The Ontario Institute for Cancer Research (OICR) is a not-for-profit organization based in Toronto, Ontario, Canada that focuses on the prevention, early detection, diagnosis and treatment of cancer. OICR intends to make Ontario more effective in knowledge transfer and commercialization while maximizing the health and economic benefits of research findings for the people of Ontario. OICR was launched in 2005 by the Government of Ontario, which provides funding through the Ministry of Colleges and Universities. The Institute employs more than 300 people at its research hub at the MaRS Centre in downtown Toronto and funds more than 1,900 scientific staff at hospital-based research institutes and universities around the province. In 2018 it was the highest funder of cancer research in Canada.

History

Ontario Cancer Research Network

OICR’s predecessor organization was the Ontario Cancer Research Network (OCRN), a not-for-profit corporation established by the Government of Ontario in November 2001 to increase translational research related to the development of new cancer therapies. OCRN’s four main program areas were: the Ontario Tumour Bank, Clinical Trials Programs, the Ontario Cancer Research Ethics Board and the Cancer Research Fund. The organization was headed by Robert A. Phillips.

Ontario Institute for Cancer Research

In May 2005 the Government of Ontario announced its intent to launch a new cancer research institute in the province. OCRN was asked to evolve into the new institute, which would later be named OICR. OICR was formally launched by Ontario Premier Dalton McGuinty in December 2005. OICR was designed to continue OCRN’s translational research programs while building new research capacity in the province. Thomas J. Hudson was appointed President and Scientific Director of OICR in June 2006 and Robert A. Phillips was appointed Deputy Director. Hudson consulted with the Ontario cancer research community and external experts to develop a strategic research plan for the Institute in 2006. In February 2007 the completed strategic plan was approved by the Ministry of Research and Innovation.

Facilities 

OICR occupies labs and office space in the MaRS Centre in downtown Toronto, Ontario, Canada.

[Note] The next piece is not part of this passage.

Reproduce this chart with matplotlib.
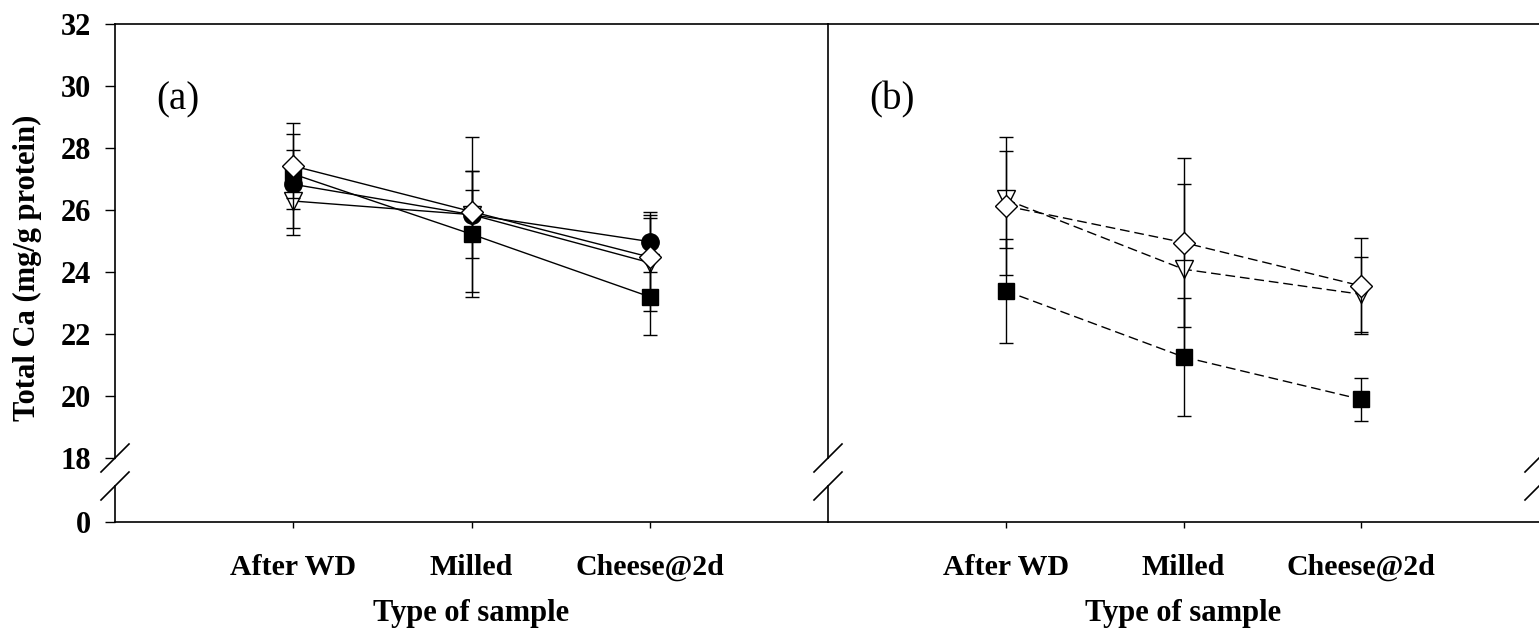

Located in the heart of Toronto’s Discovery District, the MaRS Centre’s neighbours include the University of Toronto, the Provincial Legislature, University Health Network (including Princess Margaret Cancer Centre, Toronto General Hospital and the Ontario Cancer Institute), The Hospital for Sick Children and Mount Sinai Hospital. It is also located just north of Toronto’s financial district. OICR funds research in other affiliated labs and institutions located in Hamilton, Kingston, London, Ottawa, Sudbury, Thunder Bay, Toronto and Waterloo.

The lab space in the building was designed and constructed by NXL and completed in 2008. The total space of the area is 58,000 sf. OICR is using the floors 5,6 and 8. An extension of the office and lab space in the MaRS Centre was designed by Diamond and Schmitt Architects in 2012. The lobby and entrance is on the 5th floor, with a lobby, lounge and a helical staircase connecting offices and the lounge on both the 5th and the 6th floor.